On Tue, Sep 19, 2023 at 10:02:17AM +0200, Miklos Szeredi wrote:
> On Tue, 19 Sept 2023 at 02:38, Matthew House <mattlloydhouse@...il.com> wrote:
> 
> > One natural solution is to set either of the two lengths to the expected
> > size if the provided buffer are too small. That way, the caller learns both
> > which of the buffers is too small, and how large they need to be. Replacing
> > a provided size with an expected size in this way already has precedent in
> > existing syscalls:
> 
> This is where the thread started.  Knowing the size of the buffer is
> no good, since the needed buffer could change between calls.

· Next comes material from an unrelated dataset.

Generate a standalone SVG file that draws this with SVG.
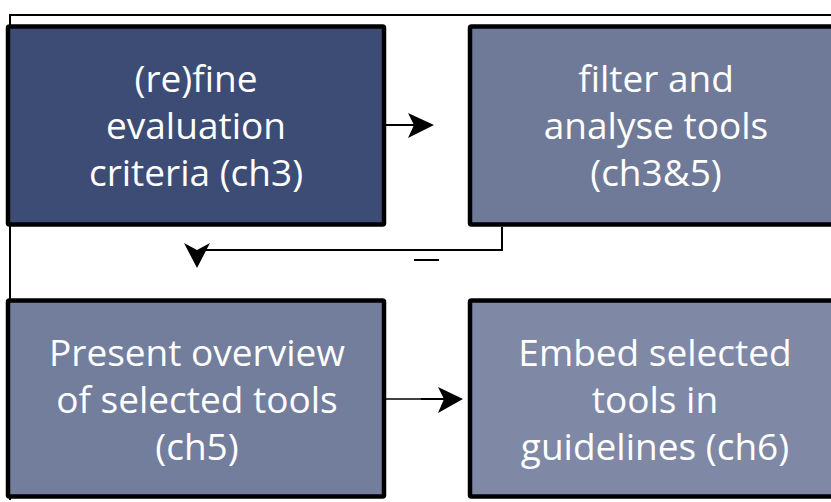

The same problem would exist for the single buffer. Realistically, users
will most often simply use a fixed size PATH_MAX buffer that will cover
most cases and fallback to allocating a larger buffer in case things go
awry.

I don't think we need to make this atomic either. Providing a hint for
the required buffer size in case this fails is good enough and should be
a rather rare occurence and is exactly how other variable-sized buffers
are handled.

> Also having the helper allocate buffers inside the struct could easily
> result in leaks since it's not obvious what the caller needs to free,

I don't think we need to be overly concerned with how userspace
implements the wrapper here. Leaks can occur in both scenarios and
low-level userspace can use automatic cleanup macros (we even support it
in the kernel since v6.5) to harden against this.

Really, the main things I care about are 64 bit alignment of the whole
struct, typed __u64 pointers with __u32 size for mnt_root and mnt_point
and that we please spell out "mount" and not use "mnt": so statmount
because the new mount api uses "mount" (move_mount(), mount_setattr(),
fsmount(), MOUNT_ATTR_*) almost everywhere.